Earworm

 It started as a minor nuisance, a snippet of a nursery rhyme I hadn’t heard since I was four—something about a silver bell and a dark, damp well. At first, it was just the rhythm, a jaunty, discordant little loop that tapped against the inside of my skull.

I tried to ignore it. I focused on my work, but the silence between my keystrokes felt heavy, pregnant with that phantom melody.

**The brain is a stubborn machine.** It is designed to learn, to archive, to complete. By the third day, the "cognitive itch" became an obsession. I tried to suppress it by listening to heavy metal, by reciting technical manuals, by screaming into my pillow. But the moment the external noise stopped, the melody surged back, louder, sharper, more insistent.


By the end of the week, the loop began to change. The melodic structure—that simple, repetitive arc—started to twist. It wasn't just a song anymore; it was a rhythmic pulse that synched with my heartbeat.

I couldn’t sleep. Every time I drifted off, the loop would snap me awake, not with music, but with a sound I couldn't quite identify—a wet, clicking noise buried beneath the melody.

I went to a specialist, a neurologist who spoke in calm, clinical tones about "auditory cortex loops" and "involuntary musical imagery." He prescribed silence and white noise. He told me it would pass.

He didn't notice that while he spoke, his fingers were tapping the exact, rhythmic pulse of the song against his mahogany desk.

### The Auditory Invasion

That was the night the lyrics arrived. They weren't from the original rhyme. They were new, whispered in a voice that sounded like my own, but deeper, thinner, as if spoken through rusted wire.

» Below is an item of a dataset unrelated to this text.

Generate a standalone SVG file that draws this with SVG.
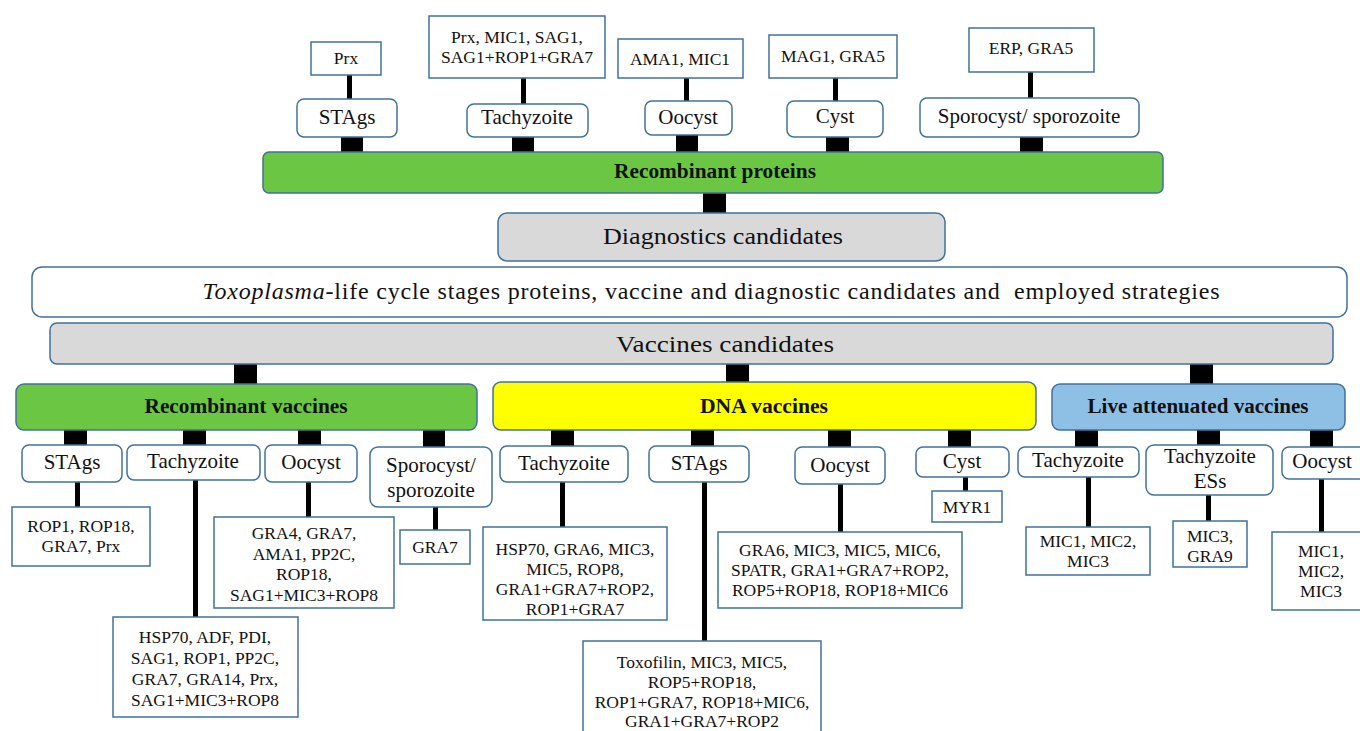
<svg xmlns="http://www.w3.org/2000/svg" width="1360" height="731" viewBox="0 0 1360 731">
<style>
.bx{fill:#fff;stroke:#41719c;stroke-width:1.5}
.gr{fill:#6bc743;stroke:#41719c;stroke-width:1.5}
.gy{fill:#d9d9d9;stroke:#41719c;stroke-width:1.5}
.yl{fill:#ffff00;stroke:#41719c;stroke-width:1.5}
.bl{fill:#8ebfe4;stroke:#41719c;stroke-width:1.5}
text{font-family:"Liberation Serif","Times New Roman",serif;fill:#111;text-anchor:middle}
.t{font-size:17.5px}
.s{font-size:21px}
.h{font-size:20px;font-weight:bold}
.b{font-size:24px}
.c rect{fill:#000}
</style>
<rect width="1360" height="731" fill="#fff"/>
<g id="connectors" class="c">
<rect x="347" y="75" width="5" height="24"/>
<rect x="341" y="137" width="22" height="15"/>
<rect x="521" y="78" width="5" height="26"/>
<rect x="512" y="137" width="22" height="15"/>
<rect x="684" y="78" width="5" height="23"/>
<rect x="676" y="135" width="22" height="17"/>
<rect x="833" y="78" width="5" height="23"/>
<rect x="826" y="137" width="23" height="15"/>
<rect x="1028" y="72" width="5" height="26"/>
<rect x="1020" y="137" width="23" height="15"/>
<rect x="703" y="193" width="23" height="20"/>
<rect x="234" y="364" width="23" height="20"/>
<rect x="726" y="364" width="23" height="18"/>
<rect x="1190" y="364" width="23" height="20"/>
<rect x="64" y="430" width="23" height="15"/>
<rect x="183" y="430" width="23" height="15"/>
<rect x="298" y="430" width="23" height="15"/>
<rect x="423" y="430" width="22" height="17"/>
<rect x="75" y="482" width="5" height="25"/>
<rect x="193" y="480" width="5" height="137"/>
<rect x="306" y="482" width="5" height="35"/>
<rect x="433" y="507" width="5" height="23"/>
<rect x="551" y="430" width="23" height="16"/>
<rect x="691" y="430" width="23" height="16"/>
<rect x="828" y="430" width="23" height="17"/>
<rect x="948" y="430" width="23" height="17"/>
<rect x="560" y="482" width="5" height="45"/>
<rect x="702" y="482" width="5" height="159"/>
<rect x="838" y="484" width="5" height="48"/>
<rect x="963" y="477" width="5" height="14"/>
<rect x="1075" y="430" width="23" height="17"/>
<rect x="1197" y="430" width="23" height="15"/>
<rect x="1310" y="430" width="23" height="17"/>
<rect x="1086" y="477" width="5" height="50"/>
<rect x="1206" y="495" width="5" height="26"/>
<rect x="1319" y="479" width="5" height="53"/>
</g>
<g id="n-prx-top"><rect class="bx" x="311" y="42" width="70" height="33"/><text class="t" x="346" y="64">Prx</text></g>
<g id="n-stags-top"><rect class="bx" x="297" y="99" width="100" height="38" rx="7"/><text class="s" x="347" y="124">STAgs</text></g>
<g id="n-tachy-top-list"><rect class="bx" x="429" y="16" width="176" height="62"/><text class="t" x="517" y="43">Prx, MIC1, SAG1,</text><text class="t" x="517" y="63">SAG1+ROP1+GRA7</text></g>
<g id="n-tachy-top"><rect class="bx" x="467" y="104" width="121" height="33" rx="7"/><text class="s" x="527" y="124">Tachyzoite</text></g>
<g id="n-ama1"><rect class="bx" x="618" y="39" width="125" height="39"/><text class="t" x="680" y="65">AMA1, MIC1</text></g>
<g id="n-oocyst-top"><rect class="bx" x="645" y="101" width="87" height="34" rx="7"/><text class="s" x="688" y="124">Oocyst</text></g>
<g id="n-mag1"><rect class="bx" x="769" y="35" width="128" height="43"/><text class="t" x="833" y="62">MAG1, GRA5</text></g>
<g id="n-cyst-top"><rect class="bx" x="787" y="101" width="96" height="36" rx="7"/><text class="s" x="835" y="123">Cyst</text></g>
<g id="n-erp"><rect class="bx" x="969" y="28" width="125" height="44"/><text class="t" x="1031" y="54">ERP, GRA5</text></g>
<g id="n-sporo-top"><rect class="bx" x="920" y="98" width="219" height="39" rx="7"/><text class="s" x="1029" y="123">Sporocyst/ sporozoite</text></g>
<g id="n-recomb-proteins"><rect class="gr" x="263" y="152" width="900" height="41" rx="6"/><text class="h" x="715" y="178" textLength="202" lengthAdjust="spacingAndGlyphs">Recombinant proteins</text></g>
<g id="n-diagnostics"><rect class="gy" x="498" y="213" width="447" height="48" rx="9"/><text class="b" x="723" y="244" textLength="240" lengthAdjust="spacingAndGlyphs">Diagnostics candidates</text></g>
<g id="n-title"><rect class="bx" x="32" y="267" width="1315" height="50" rx="10"/><text class="b" x="711" y="299" textLength="1017" lengthAdjust="spacing" xml:space="preserve"><tspan font-style="italic">Toxoplasma</tspan>-life cycle stages proteins, vaccine and diagnostic candidates and  employed strategies</text></g>
<g id="n-vaccines"><rect class="gy" x="50" y="323" width="1283" height="41" rx="7"/><text class="b" x="725" y="352" textLength="218" lengthAdjust="spacingAndGlyphs">Vaccines candidates</text></g>
<g id="n-recomb-vacc"><rect class="gr" x="16" y="384" width="461" height="46" rx="8"/><text class="h" x="246" y="413" textLength="203" lengthAdjust="spacingAndGlyphs">Recombinant vaccines</text></g>
<g id="n-dna-vacc"><rect class="yl" x="493" y="382" width="543" height="48" rx="8"/><text class="h" x="764" y="413" textLength="128" lengthAdjust="spacingAndGlyphs">DNA vaccines</text></g>
<g id="n-live-vacc"><rect class="bl" x="1052" y="384" width="293" height="46" rx="8"/><text class="h" x="1198" y="413" textLength="221" lengthAdjust="spacingAndGlyphs">Live attenuated vaccines</text></g>
<g id="n-rv-stags"><rect class="bx" x="22" y="445" width="100" height="37" rx="7"/><text class="s" x="72" y="469">STAgs</text></g>
<g id="n-rv-tachy"><rect class="bx" x="127" y="445" width="133" height="35" rx="7"/><text class="s" x="193" y="468">Tachyzoite</text></g>
<g id="n-rv-oocyst"><rect class="bx" x="265" y="445" width="92" height="37" rx="7"/><text class="s" x="311" y="469">Oocyst</text></g>
<g id="n-rv-sporo"><rect class="bx" x="370" y="447" width="122" height="60" rx="8"/><text class="s" x="431" y="472">Sporocyst/</text><text class="s" x="431" y="497">sporozoite</text></g>
<g id="n-rv-stags-list"><rect class="bx" x="12" y="507" width="138" height="59"/><text class="t" x="81" y="532">ROP1, ROP18,</text><text class="t" x="81" y="552">GRA7, Prx</text></g>
<g id="n-rv-tachy-list"><rect class="bx" x="113" y="617" width="185" height="100"/><text class="t" x="205" y="643">HSP70, ADF, PDI,</text><text class="t" x="205" y="664">SAG1, ROP1, PP2C,</text><text class="t" x="205" y="685">GRA7, GRA14, Prx,</text><text class="t" x="205" y="706">SAG1+MIC3+ROP8</text></g>
<g id="n-rv-oocyst-list"><rect class="bx" x="214" y="517" width="180" height="91"/><text class="t" x="304" y="539">GRA4, GRA7,</text><text class="t" x="304" y="560">AMA1, PP2C,</text><text class="t" x="304" y="580">ROP18,</text><text class="t" x="304" y="601">SAG1+MIC3+ROP8</text></g>
<g id="n-rv-sporo-list"><rect class="bx" x="400" y="530" width="70" height="34"/><text class="t" x="435" y="553">GRA7</text></g>
<g id="n-dna-tachy"><rect class="bx" x="500" y="446" width="128" height="36" rx="7"/><text class="s" x="564" y="470">Tachyzoite</text></g>
<g id="n-dna-stags"><rect class="bx" x="649" y="446" width="100" height="36" rx="7"/><text class="s" x="699" y="470">STAgs</text></g>
<g id="n-dna-oocyst"><rect class="bx" x="795" y="447" width="90" height="37" rx="7"/><text class="s" x="840" y="472">Oocyst</text></g>
<g id="n-dna-cyst"><rect class="bx" x="916" y="447" width="93" height="30" rx="7"/><text class="s" x="962" y="468">Cyst</text></g>
<g id="n-dna-tachy-list"><rect class="bx" x="483" y="527" width="184" height="93"/><text class="t" x="575" y="555">HSP70, GRA6, MIC3,</text><text class="t" x="575" y="575">MIC5, ROP8,</text><text class="t" x="575" y="595">GRA1+GRA7+ROP2,</text><text class="t" x="575" y="615">ROP1+GRA7</text></g>
<g id="n-dna-stags-list"><rect class="bx" x="583" y="641" width="238" height="95"/><text class="t" x="702" y="668">Toxofilin, MIC3, MIC5,</text><text class="t" x="702" y="688">ROP5+ROP18,</text><text class="t" x="702" y="708">ROP1+GRA7, ROP18+MIC6,</text><text class="t" x="702" y="727">GRA1+GRA7+ROP2</text></g>
<g id="n-dna-oocyst-list"><rect class="bx" x="718" y="532" width="244" height="76"/><text class="t" x="840" y="556">GRA6, MIC3, MIC5, MIC6,</text><text class="t" x="840" y="576">SPATR, GRA1+GRA7+ROP2,</text><text class="t" x="840" y="596">ROP5+ROP18, ROP18+MIC6</text></g>
<g id="n-dna-cyst-list"><rect class="bx" x="932" y="491" width="70" height="31"/><text class="t" x="967" y="513">MYR1</text></g>
<g id="n-la-tachy"><rect class="bx" x="1018" y="447" width="121" height="30" rx="7"/><text class="s" x="1078" y="467">Tachyzoite</text></g>
<g id="n-la-ess"><rect class="bx" x="1146" y="445" width="127" height="50" rx="8"/><text class="s" x="1210" y="463">Tachyzoite</text><text class="s" x="1210" y="488">ESs</text></g>
<g id="n-la-oocyst"><rect class="bx" x="1282" y="447" width="90" height="32" rx="7"/><text class="s" x="1322" y="468">Oocyst</text></g>
<g id="n-la-tachy-list"><rect class="bx" x="1026" y="527" width="124" height="48"/><text class="t" x="1088" y="547">MIC1, MIC2,</text><text class="t" x="1088" y="567">MIC3</text></g>
<g id="n-la-ess-list"><rect class="bx" x="1173" y="521" width="74" height="46"/><text class="t" x="1210" y="542">MIC3,</text><text class="t" x="1210" y="562">GRA9</text></g>
<g id="n-la-oocyst-list"><rect class="bx" x="1272" y="532" width="100" height="78"/><text class="t" x="1321" y="557">MIC1,</text><text class="t" x="1321" y="577">MIC2,</text><text class="t" x="1321" y="597">MIC3</text></g>
</svg>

*“Complete the loop,”* the voice sang, perfectly in time with the tapping of my pulse. *“Complete the loop, and you shall hear the rest.”*

I stopped eating. I stopped speaking. I sat in my darkened apartment, clutching my head, terrified that if I let my brain finish the phrase, if I finally gave in to the "replay" mechanism my own mind was forcing upon me, something would break.

The silence wasn't empty anymore. It was thick with the song. It was in the hum of the refrigerator, the drip of the faucet, the very electrical current in the walls. They were all playing it.


It is 3:00 AM. I am sitting at my desk, pen in hand. My brain is screaming, demanding the final note, the resolution of the musical phrase that has haunted me for fourteen days. The "cognitive itch" has become a physical sensation—a feeling of something burrowing deep into my auditory canal, cold and damp.

The song is no longer in my head. It is vibrating in the marrow of my bones.

I understand now. The brain isn’t just replaying a memory. It’s a receiver. It has been tuning itself, refining the pitch, strengthening the signal, waiting for me to be broken enough to let it in.

I am going to finish the song now. I have to. The tapping in my head has stopped, and in its place, I hear something standing behind me. It is breathing in the exact tempo of the chorus.

It has been waiting for the final note. It has been waiting for me to open the door.